#### Exercise requirements:
Omit all images, then return the remaining material exactly as it stands.

#### Collected data:
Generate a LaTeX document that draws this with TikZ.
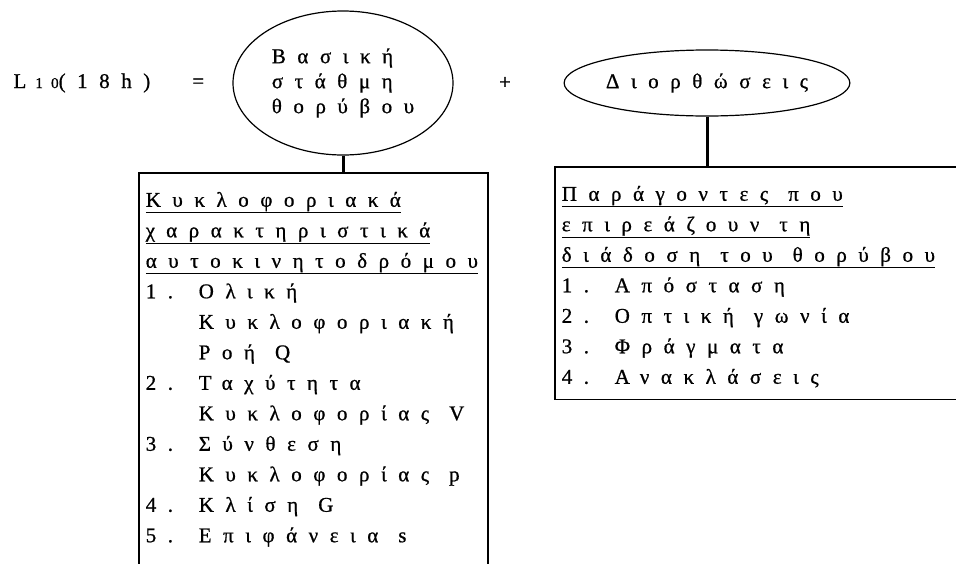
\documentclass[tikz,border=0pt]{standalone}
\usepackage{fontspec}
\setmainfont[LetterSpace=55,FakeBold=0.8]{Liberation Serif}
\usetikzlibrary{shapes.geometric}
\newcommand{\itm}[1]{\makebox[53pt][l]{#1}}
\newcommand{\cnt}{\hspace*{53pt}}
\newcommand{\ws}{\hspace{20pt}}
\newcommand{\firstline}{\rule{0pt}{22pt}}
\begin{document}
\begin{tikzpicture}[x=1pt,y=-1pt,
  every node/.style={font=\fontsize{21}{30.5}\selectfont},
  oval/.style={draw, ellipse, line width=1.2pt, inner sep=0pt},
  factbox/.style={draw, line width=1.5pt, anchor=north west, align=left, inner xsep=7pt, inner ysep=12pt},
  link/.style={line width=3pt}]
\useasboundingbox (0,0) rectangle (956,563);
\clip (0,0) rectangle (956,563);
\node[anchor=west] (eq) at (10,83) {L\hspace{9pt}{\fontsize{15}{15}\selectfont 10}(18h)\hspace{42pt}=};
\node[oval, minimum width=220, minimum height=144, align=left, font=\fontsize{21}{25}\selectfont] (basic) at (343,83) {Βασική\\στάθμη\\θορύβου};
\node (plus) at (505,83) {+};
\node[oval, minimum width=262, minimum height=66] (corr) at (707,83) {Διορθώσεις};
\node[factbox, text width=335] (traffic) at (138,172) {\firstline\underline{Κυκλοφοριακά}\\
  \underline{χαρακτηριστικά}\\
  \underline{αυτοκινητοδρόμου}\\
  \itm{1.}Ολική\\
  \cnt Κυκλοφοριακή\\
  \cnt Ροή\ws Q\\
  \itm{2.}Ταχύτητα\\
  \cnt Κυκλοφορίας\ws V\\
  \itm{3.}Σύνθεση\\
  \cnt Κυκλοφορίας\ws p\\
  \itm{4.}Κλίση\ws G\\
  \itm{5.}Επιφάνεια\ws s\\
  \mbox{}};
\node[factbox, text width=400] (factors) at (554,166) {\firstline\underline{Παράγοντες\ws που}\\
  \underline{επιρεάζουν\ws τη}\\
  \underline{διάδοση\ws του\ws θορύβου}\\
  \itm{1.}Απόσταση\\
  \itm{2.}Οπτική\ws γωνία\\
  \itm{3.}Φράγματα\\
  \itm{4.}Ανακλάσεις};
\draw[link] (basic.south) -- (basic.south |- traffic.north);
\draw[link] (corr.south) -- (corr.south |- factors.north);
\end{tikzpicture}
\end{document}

#### Expected answer:
Generate a LaTeX document that draws this with TikZ.
\documentclass[tikz,border=0pt]{standalone}
\usepackage{fontspec}
\setmainfont[LetterSpace=55,FakeBold=0.8]{Liberation Serif}
\usetikzlibrary{shapes.geometric}
\newcommand{\itm}[1]{\makebox[53pt][l]{#1}}
\newcommand{\cnt}{\hspace*{53pt}}
\newcommand{\ws}{\hspace{20pt}}
\newcommand{\firstline}{\rule{0pt}{22pt}}
\begin{document}
\begin{tikzpicture}[x=1pt,y=-1pt,
  every node/.style={font=\fontsize{21}{30.5}\selectfont},
  oval/.style={draw, ellipse, line width=1.2pt, inner sep=0pt},
  factbox/.style={draw, line width=1.5pt, anchor=north west, align=left, inner xsep=7pt, inner ysep=12pt},
  link/.style={line width=3pt}]
\useasboundingbox (0,0) rectangle (956,563);
\clip (0,0) rectangle (956,563);
\node[anchor=west] (eq) at (10,83) {L\hspace{9pt}{\fontsize{15}{15}\selectfont 10}(18h)\hspace{42pt}=};
\node[oval, minimum width=220, minimum height=144, align=left, font=\fontsize{21}{25}\selectfont] (basic) at (343,83) {Βασική\\στάθμη\\θορύβου};
\node (plus) at (505,83) {+};
\node[oval, minimum width=262, minimum height=66] (corr) at (707,83) {Διορθώσεις};
\node[factbox, text width=335] (traffic) at (138,172) {\firstline\underline{Κυκλοφοριακά}\\
  \underline{χαρακτηριστικά}\\
  \underline{αυτοκινητοδρόμου}\\
  \itm{1.}Ολική\\
  \cnt Κυκλοφοριακή\\
  \cnt Ροή\ws Q\\
  \itm{2.}Ταχύτητα\\
  \cnt Κυκλοφορίας\ws V\\
  \itm{3.}Σύνθεση\\
  \cnt Κυκλοφορίας\ws p\\
  \itm{4.}Κλίση\ws G\\
  \itm{5.}Επιφάνεια\ws s\\
  \mbox{}};
\node[factbox, text width=400] (factors) at (554,166) {\firstline\underline{Παράγοντες\ws που}\\
  \underline{επιρεάζουν\ws τη}\\
  \underline{διάδοση\ws του\ws θορύβου}\\
  \itm{1.}Απόσταση\\
  \itm{2.}Οπτική\ws γωνία\\
  \itm{3.}Φράγματα\\
  \itm{4.}Ανακλάσεις};
\draw[link] (basic.south) -- (basic.south |- traffic.north);
\draw[link] (corr.south) -- (corr.south |- factors.north);
\end{tikzpicture}
\end{document}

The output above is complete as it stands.